Help---My Banty roo is a devil in disguise!

AHDCST

Songster
8 Years
Apr 17, 2011
211
3
103
Albemarle,NC
hmm.png
I just got a trio of Bard Rock Banties. The little hens are docile and sweet but the roo--Look out! He started crowing the second his feet hit the ground and he flogs me anytime I open the door to his pen! He is very aggressive! If I catch him and hold him he wiggles around till he can bite my hand! He even flogs the side of the pen if I hold my hand up against it. Do I have any hope of reforming him or should I cut him loose and take my losses?
 
Last edited:
If you are hoping to breed your hens, and he is a quality specimen then you may want to put in a little effort.

He is just doing his job, protecting his girls and right now you are new and he thinks he needs to protect them from you.
If he has already had a few days to settle in then you can begin brainwashing techniques. Here is what I have had success with. First break his will by just picking him up and carrying him under your arm while you do chores. You may need a heavy jacket and gloves to protect yourself at first. Don't be angry or mean just matter of fact about it. When you finish your chores set him back down. Every time you go out pick him up and carry him around. After a few days it is time to win him over by bringing him away from the girls and offering him treats. Pieces of corn, chopped grapes or apples, use your very best nicey nicy voice. do this a few more days. Then you can take treats out to him and the girls and give them to him. He will call the girls over and share his treats with them. In time he will tolerate your visits. He may never be Mr. Friendly but there will be peace at least.

It may or may not work for you, if I can't turn a roo he will become lunch.
Good Luck.
 
How do you pick them up when they flog you everytime the pen is opened? I have the same problem with my d'Ulle roo...He is such a beauty but has a nasty temper. @DaughterOfEve..what breed is the hen in your avatar? I have one that looks just like her but don't what she is.
 
You can use a net to pin him down or try to catch him in mid-air when he flies at you.

Another trick that works as well is to give him a quick dunk in a bucket of water once you have him (don't try to drown him!). It sounds mean, I know, but the language of roos is to be physical when it comes to territory fights. You have to get physical back at him as if you were another roo. So carrying him around, chasing him away from his hens, pushing him off a hen when he tries to mate, and the quick dunk asserts yourself as Boss Roo.

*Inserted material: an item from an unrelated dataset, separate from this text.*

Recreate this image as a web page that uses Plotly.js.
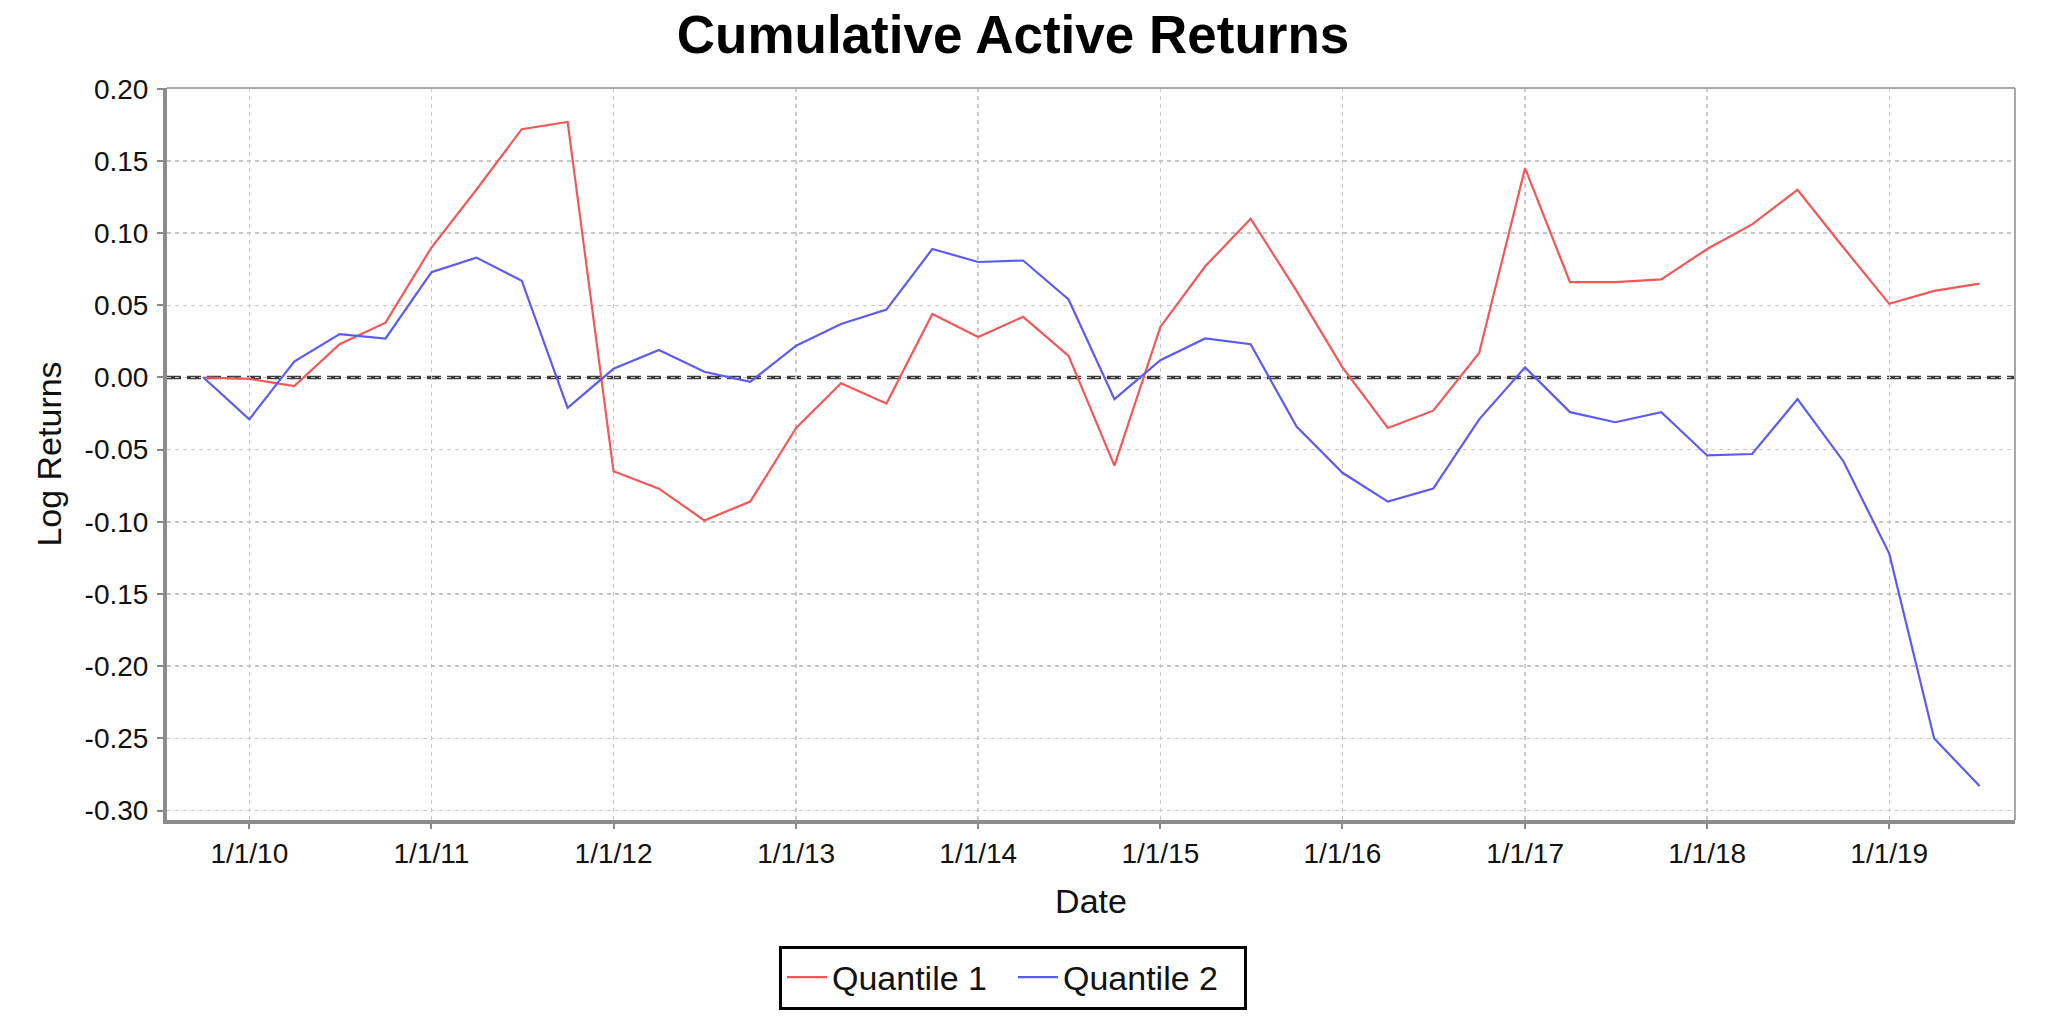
<!DOCTYPE html>
<html>
<head>
<meta charset="utf-8">
<script src="https://cdn.plot.ly/plotly-3.0.1.min.js"></script>
<style>
  html, body { margin: 0; padding: 0; background: #ffffff; }
  #chart { width: 2048px; height: 1020px; }
</style>
</head>
<body>
<div id="chart"></div>
<script>
const dates = [
  '2009-10-01','2010-01-01','2010-04-01','2010-07-01','2010-10-01',
  '2011-01-01','2011-04-01','2011-07-01','2011-10-01',
  '2012-01-01','2012-04-01','2012-07-01','2012-10-01',
  '2013-01-01','2013-04-01','2013-07-01','2013-10-01',
  '2014-01-01','2014-04-01','2014-07-01','2014-10-01',
  '2015-01-01','2015-04-01','2015-07-01','2015-10-01',
  '2016-01-01','2016-04-01','2016-07-01','2016-10-01',
  '2017-01-01','2017-04-01','2017-07-01','2017-10-01',
  '2018-01-01','2018-04-01','2018-07-01','2018-10-01',
  '2019-01-01','2019-04-01','2019-07-01'
];

const quantile1 = [
  0.000, -0.001, -0.006, 0.023, 0.038,
  0.090, 0.130, 0.172, 0.177,
  -0.065, -0.077, -0.099, -0.086,
  -0.035, -0.004, -0.018, 0.044,
  0.028, 0.042, 0.015, -0.061,
  0.035, 0.077, 0.110, 0.060,
  0.007, -0.035, -0.023, 0.017,
  0.145, 0.066, 0.066, 0.068,
  0.089, 0.106, 0.130, 0.090,
  0.051, 0.060, 0.065
];

const quantile2 = [
  0.000, -0.029, 0.011, 0.030, 0.027,
  0.073, 0.083, 0.067, -0.021,
  0.006, 0.019, 0.004, -0.003,
  0.022, 0.037, 0.047, 0.089,
  0.080, 0.081, 0.054, -0.015,
  0.012, 0.027, 0.023, -0.034,
  -0.066, -0.086, -0.077, -0.029,
  0.007, -0.024, -0.031, -0.024,
  -0.054, -0.053, -0.015, -0.058,
  -0.122, -0.250, -0.283
];

const seriesNames = ['Quantile 1', 'Quantile 2'];

const xTickVals = ['2010-01-01','2011-01-01','2012-01-01','2013-01-01','2014-01-01',
                   '2015-01-01','2016-01-01','2017-01-01','2018-01-01','2019-01-01'];
const xTickText = ['1/1/10','1/1/11','1/1/12','1/1/13','1/1/14',
                   '1/1/15','1/1/16','1/1/17','1/1/18','1/1/19'];

const yTickVals = [0.20, 0.15, 0.10, 0.05, 0.00, -0.05, -0.10, -0.15, -0.20, -0.25, -0.30];
const yTickText = ['0.20','0.15','0.10','0.05','0.00','-0.05','-0.10','-0.15','-0.20','-0.25','-0.30'];

const FONT = '"Liberation Sans", Arial, "DejaVu Sans", sans-serif';

const traces = [
  {
    x: dates, y: quantile1, name: seriesNames[0], type: 'scatter', mode: 'lines',
    line: { color: 'rgb(242,88,88)', width: 2.2 }
  },
  {
    x: dates, y: quantile2, name: seriesNames[1], type: 'scatter', mode: 'lines',
    line: { color: 'rgb(92,92,242)', width: 2.2 }
  }
];

const gridStyle = {
  showgrid: true,
  gridcolor: '#c8c8c8',
  gridwidth: 1.5,
  griddash: '4px,4px'
};

const layout = {
  width: 2048,
  height: 1020,
  paper_bgcolor: '#ffffff',
  plot_bgcolor: '#ffffff',
  margin: { l: 167, r: 33, t: 88, b: 199, pad: 0 },
  font: { family: FONT, color: '#111111', size: 28 },
  title: {
    text: '<b>Cumulative Active Returns</b>',
    font: { family: FONT, size: 53, color: '#000000' },
    x: 1013 / 2048, xref: 'container', xanchor: 'center',
    y: 1 - 34 / 1020, yref: 'container', yanchor: 'middle'
  },
  xaxis: Object.assign({
    type: 'date',
    range: ['2009-07-20', '2019-09-10'],
    tickvals: xTickVals,
    ticktext: xTickText,
    ticks: 'outside',
    ticklen: 5,
    tickwidth: 2,
    tickcolor: '#888888',
    tickfont: { family: FONT, size: 28, color: '#111111' },
    showline: true,
    linecolor: '#8c8c8c',
    linewidth: 4,
    mirror: false,
    zeroline: false,
    automargin: false,
    title: {
      text: 'Date',
      font: { family: FONT, size: 34, color: '#111111' },
      standoff: 23
    }
  }, gridStyle),
  yaxis: Object.assign({
    range: [-0.3065, 0.2005],
    tickvals: yTickVals,
    ticktext: yTickText,
    ticks: 'outside',
    ticklen: 6,
    tickwidth: 2,
    tickcolor: '#888888',
    tickfont: { family: FONT, size: 28, color: '#111111' },
    ticklabelstandoff: 3,
    showline: true,
    linecolor: '#8c8c8c',
    linewidth: 4,
    mirror: false,
    zeroline: false,
    automargin: false,
    title: {
      text: 'Log Returns',
      font: { family: FONT, size: 34, color: '#111111' },
      standoff: 14
    }
  }, gridStyle),
  shapes: [
    {
      type: 'line', xref: 'paper', yref: 'y',
      x0: 0, x1: 1, y0: 0, y1: 0,
      line: { color: '#3c3c3c', width: 3.5, dash: '14px,6px' },
      layer: 'below'
    },
    {
      type: 'line', xref: 'paper', yref: 'paper',
      x0: 0, x1: 1, y0: 1, y1: 1,
      line: { color: '#a8a8a8', width: 2 },
      layer: 'above'
    },
    {
      type: 'line', xref: 'paper', yref: 'paper',
      x0: 1, x1: 1, y0: 0, y1: 1,
      line: { color: '#a8a8a8', width: 2 },
      layer: 'above'
    }
  ],
  showlegend: true,
  legend: {
    orientation: 'h',
    x: (1013 - 167) / 1848, xanchor: 'center',
    y: -0.170, yanchor: 'top',
    bordercolor: '#000000',
    borderwidth: 3,
    bgcolor: '#ffffff',
    font: { family: FONT, size: 34, color: '#111111' },
    itemwidth: 40,
    entrywidth: 176,
    entrywidthmode: 'pixels'
  }
};

Plotly.newPlot('chart', traces, layout, { displayModeBar: false, responsive: false, staticPlot: true });
</script>
</body>
</html>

And yes, I know it sounds mean and like animal abuse, but you're not trying to hurt him, just exert enough force to show him that you are stronger and bigger than he is.
 
My beautiful white silky roo developed an attitude last year that just escalated to horrible and then got worse...I was afraid that he would attack one of the grand kids. I started trying different things with him. First I tried the "I will carry you around and be friends" then "I will separate you from the girls and I will be the boss when I am around", "I will be your special friend and give you treats". These methods did not work for me. Then I read somewhere that you can make a spray bottle with ammonia water and adjust the sprayer to stream, rather than fine spray. Every time I open the gate to let them out (they are free range during the day) if he flys at me, he gets it in the face. For the first three or four days he would stand there sideways in front of me and attack if I let up at all on the sprayer. He would not give up until he was completely drenched and stunk of ammonia. Within one week he was through, finished. I was the boss. I was not his friend. I open the gate every morning and he gets as far from me as he can to exit with the girls. Last month I was away on vacation and sure enough, the first time I let him out he needed a reminder that I was still boss.

My first thought when doing this was that it was mean. Now I think it is far nicer to have him here with his girls than to put him down.
 
big_smile.png
Thanks for the advice. My husband actually talked to the fellow where we got him and is going to take him back and exchange him. I just hope the second one isn't as fiesty as the first!I will keep this advice for reference. Thanks everybody!
 
Last edited:
How do you pick them up when they flog you everytime the pen is opened? I have the same problem with my d'Ulle roo...He is such a beauty but has a nasty temper.  @DaughterOfEve..what breed is the hen in your avatar? I have one that looks just like her but don't what she is.


She is a Nankin. There is an old English breed with the same color.
 
OK...Thanks! I will look that breed up. Thanks also for the spray bottle idea.... teaches him I'm boss without my having to net him. I think chasing him with a net would make him meaner.
 
Chasing roosters is one of the worst things you can do when trying to reform a mean rooster. Even if he is running away from you, your chasing him is a challenge AND it doesn't follow the Rooster Rule of Combat: stop when the loser gives up. The Head Boss, dominant rooster, does not chase underlings away, he simply IS the better roo. If the upstart jumps at him or flares his crest feathers, then the Show Down starts. When the loser gives up, turning away from the winner, the winner stops caring about the battle. He's won.

I walk "through" my flock; the hens naturally move aside for me to pass. If a rooster is in my path, I don't veer. HE will have to step aside for me. Mine always do so.
 
That spray bottle tip is interesting. Couldn't ammonia hurt them, though, if it accidentally got in their eyes?